> What to work on: From the listing below, extract every line in which the word "Write" appears.

> Data for the task:
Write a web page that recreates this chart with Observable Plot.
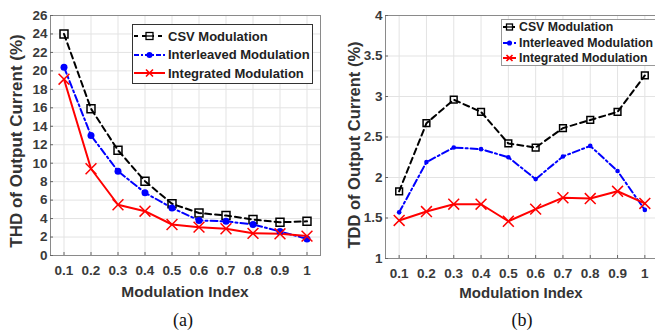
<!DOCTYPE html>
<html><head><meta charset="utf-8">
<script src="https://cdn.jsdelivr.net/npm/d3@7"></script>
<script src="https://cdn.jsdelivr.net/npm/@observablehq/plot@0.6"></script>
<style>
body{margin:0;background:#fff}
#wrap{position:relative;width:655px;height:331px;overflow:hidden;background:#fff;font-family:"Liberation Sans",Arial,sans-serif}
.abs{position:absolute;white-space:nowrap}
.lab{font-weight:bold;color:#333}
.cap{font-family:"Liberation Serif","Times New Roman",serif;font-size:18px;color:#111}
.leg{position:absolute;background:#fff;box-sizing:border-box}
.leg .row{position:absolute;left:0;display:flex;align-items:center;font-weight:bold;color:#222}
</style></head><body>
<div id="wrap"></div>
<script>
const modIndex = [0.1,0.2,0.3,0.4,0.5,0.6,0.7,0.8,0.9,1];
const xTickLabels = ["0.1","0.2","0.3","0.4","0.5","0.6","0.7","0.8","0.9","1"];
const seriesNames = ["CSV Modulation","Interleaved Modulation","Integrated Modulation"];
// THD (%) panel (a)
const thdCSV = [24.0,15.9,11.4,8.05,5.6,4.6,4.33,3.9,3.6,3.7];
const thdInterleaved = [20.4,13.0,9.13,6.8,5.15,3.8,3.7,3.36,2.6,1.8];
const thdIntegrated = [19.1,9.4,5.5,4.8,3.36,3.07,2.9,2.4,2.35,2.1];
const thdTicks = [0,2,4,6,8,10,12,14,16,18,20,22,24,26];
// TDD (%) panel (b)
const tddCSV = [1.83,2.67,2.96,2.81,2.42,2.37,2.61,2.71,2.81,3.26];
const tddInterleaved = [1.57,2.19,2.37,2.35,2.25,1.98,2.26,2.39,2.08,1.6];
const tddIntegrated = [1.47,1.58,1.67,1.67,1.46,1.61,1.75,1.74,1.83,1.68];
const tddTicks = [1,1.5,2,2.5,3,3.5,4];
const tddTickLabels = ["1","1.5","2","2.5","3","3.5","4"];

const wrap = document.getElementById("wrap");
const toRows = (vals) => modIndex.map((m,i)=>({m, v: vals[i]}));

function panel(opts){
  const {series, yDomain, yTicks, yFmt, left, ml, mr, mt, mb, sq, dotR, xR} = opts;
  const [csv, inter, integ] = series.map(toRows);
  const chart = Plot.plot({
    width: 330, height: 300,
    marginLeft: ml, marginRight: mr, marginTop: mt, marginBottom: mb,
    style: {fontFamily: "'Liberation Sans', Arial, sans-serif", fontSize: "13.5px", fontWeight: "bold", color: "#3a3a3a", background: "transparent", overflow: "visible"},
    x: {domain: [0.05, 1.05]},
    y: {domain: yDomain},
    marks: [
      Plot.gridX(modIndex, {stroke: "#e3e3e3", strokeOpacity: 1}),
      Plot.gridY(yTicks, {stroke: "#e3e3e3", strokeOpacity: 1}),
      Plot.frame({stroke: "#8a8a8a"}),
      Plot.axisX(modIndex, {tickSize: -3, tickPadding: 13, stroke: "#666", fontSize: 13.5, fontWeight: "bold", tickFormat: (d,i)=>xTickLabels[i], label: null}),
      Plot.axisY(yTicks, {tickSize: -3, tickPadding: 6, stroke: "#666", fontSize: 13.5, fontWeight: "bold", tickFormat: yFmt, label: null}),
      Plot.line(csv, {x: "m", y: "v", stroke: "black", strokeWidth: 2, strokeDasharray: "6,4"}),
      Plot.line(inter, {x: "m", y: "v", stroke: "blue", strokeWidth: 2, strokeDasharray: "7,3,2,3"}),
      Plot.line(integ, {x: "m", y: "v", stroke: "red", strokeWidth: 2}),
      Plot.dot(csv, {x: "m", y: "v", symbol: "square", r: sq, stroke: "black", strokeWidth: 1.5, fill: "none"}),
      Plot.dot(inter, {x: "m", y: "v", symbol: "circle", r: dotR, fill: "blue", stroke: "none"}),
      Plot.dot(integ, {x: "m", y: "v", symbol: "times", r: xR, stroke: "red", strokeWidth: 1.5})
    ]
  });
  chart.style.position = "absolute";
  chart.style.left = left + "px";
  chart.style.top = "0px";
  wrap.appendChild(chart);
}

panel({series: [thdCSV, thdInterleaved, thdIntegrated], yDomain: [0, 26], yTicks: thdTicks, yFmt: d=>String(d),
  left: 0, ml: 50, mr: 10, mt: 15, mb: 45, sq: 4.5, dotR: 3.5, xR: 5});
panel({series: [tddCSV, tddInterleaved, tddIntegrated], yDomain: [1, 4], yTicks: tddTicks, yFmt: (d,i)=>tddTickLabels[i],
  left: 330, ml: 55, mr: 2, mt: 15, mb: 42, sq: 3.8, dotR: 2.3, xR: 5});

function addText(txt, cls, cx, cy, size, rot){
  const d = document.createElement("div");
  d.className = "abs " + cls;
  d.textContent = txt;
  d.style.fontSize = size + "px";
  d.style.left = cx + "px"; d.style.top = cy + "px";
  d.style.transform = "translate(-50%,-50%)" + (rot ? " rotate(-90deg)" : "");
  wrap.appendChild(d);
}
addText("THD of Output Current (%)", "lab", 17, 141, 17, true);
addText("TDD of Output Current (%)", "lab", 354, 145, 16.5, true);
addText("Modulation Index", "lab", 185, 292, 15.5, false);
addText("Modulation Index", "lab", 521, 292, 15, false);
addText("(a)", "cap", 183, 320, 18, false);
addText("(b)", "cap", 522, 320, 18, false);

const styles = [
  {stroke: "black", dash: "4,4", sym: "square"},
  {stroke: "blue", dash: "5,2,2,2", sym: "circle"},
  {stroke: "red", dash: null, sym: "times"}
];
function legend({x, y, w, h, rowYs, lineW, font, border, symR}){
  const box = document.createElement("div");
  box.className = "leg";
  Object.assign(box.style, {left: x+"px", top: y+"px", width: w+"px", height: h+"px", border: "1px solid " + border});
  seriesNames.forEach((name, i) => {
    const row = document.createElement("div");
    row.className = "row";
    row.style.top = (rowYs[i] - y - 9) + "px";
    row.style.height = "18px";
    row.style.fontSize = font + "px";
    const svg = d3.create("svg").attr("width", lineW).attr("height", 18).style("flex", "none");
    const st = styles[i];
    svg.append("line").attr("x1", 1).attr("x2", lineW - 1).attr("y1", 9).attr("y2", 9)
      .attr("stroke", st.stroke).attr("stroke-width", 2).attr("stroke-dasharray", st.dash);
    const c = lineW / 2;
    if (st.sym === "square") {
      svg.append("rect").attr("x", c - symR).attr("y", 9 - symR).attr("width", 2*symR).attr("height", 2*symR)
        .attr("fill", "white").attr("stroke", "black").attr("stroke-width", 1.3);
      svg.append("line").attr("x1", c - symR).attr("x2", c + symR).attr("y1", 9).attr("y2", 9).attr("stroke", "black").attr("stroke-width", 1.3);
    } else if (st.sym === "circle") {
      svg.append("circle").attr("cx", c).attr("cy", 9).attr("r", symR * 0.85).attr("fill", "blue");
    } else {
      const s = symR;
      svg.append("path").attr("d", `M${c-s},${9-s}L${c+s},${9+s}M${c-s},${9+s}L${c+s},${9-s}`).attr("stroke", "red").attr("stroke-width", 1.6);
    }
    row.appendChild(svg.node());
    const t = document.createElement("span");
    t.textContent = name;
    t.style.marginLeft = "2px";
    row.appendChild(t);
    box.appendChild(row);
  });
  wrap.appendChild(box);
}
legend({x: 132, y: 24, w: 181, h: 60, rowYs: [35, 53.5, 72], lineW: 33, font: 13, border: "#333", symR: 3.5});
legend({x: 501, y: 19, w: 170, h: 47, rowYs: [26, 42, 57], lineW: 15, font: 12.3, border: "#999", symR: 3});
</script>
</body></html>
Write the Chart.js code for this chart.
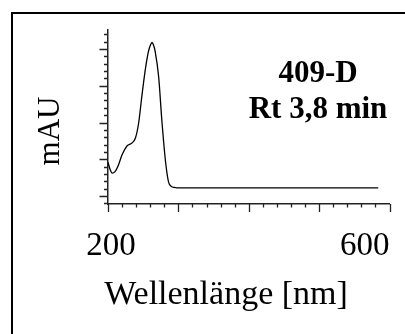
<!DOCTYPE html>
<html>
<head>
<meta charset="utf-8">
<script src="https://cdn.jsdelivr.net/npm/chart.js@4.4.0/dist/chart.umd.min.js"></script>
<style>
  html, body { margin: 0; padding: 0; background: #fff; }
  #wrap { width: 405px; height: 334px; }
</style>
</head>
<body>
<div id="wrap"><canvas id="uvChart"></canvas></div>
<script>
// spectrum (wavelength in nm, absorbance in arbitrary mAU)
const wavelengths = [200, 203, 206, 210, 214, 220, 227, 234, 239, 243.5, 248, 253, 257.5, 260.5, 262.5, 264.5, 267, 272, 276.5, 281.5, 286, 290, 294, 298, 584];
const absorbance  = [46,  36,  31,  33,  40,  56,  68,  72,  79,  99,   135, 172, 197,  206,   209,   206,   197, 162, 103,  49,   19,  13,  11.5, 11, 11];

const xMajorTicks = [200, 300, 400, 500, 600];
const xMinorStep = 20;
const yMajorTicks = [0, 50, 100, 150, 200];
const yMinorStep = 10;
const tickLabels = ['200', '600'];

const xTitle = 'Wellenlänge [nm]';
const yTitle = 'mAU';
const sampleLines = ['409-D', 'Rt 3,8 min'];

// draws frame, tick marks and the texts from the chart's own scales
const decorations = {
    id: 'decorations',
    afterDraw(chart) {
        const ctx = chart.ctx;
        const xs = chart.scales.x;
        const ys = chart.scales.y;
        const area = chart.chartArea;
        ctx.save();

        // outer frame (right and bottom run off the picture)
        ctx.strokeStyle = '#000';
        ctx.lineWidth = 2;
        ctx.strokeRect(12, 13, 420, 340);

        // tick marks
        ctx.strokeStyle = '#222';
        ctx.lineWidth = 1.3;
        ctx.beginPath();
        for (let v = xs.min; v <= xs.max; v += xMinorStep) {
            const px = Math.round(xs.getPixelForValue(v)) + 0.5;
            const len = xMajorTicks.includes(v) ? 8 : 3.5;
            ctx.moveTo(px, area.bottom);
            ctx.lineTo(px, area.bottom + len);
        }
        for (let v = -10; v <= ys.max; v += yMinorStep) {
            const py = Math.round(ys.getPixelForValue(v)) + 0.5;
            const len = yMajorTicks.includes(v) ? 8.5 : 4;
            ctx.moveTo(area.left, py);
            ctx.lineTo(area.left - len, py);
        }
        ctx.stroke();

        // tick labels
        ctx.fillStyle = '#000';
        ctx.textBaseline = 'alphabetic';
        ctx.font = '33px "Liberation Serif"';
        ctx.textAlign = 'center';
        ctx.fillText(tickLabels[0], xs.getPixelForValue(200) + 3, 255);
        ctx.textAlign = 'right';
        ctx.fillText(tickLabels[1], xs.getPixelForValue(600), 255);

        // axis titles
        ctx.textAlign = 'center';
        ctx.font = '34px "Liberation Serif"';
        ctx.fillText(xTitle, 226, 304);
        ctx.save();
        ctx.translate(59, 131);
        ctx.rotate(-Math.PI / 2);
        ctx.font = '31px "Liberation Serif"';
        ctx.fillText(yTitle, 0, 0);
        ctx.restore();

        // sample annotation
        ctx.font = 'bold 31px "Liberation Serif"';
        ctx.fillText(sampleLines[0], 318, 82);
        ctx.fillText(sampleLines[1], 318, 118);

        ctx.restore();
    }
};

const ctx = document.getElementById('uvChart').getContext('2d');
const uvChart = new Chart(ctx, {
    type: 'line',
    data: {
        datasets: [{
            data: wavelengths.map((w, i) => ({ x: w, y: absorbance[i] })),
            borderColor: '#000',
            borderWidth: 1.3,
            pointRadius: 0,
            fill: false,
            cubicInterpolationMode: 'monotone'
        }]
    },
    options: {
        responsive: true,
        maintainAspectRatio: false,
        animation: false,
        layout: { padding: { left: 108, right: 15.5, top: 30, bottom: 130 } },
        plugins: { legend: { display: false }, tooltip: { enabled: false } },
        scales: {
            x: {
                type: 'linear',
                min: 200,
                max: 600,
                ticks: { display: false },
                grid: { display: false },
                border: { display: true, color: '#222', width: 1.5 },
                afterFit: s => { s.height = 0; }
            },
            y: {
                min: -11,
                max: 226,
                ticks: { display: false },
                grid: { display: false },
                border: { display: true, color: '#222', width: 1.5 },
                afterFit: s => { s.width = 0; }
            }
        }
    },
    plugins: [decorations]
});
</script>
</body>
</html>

> Reply:
Write a web page that recreates this chart with Observable Plot.
Write the Chart.js code for this chart.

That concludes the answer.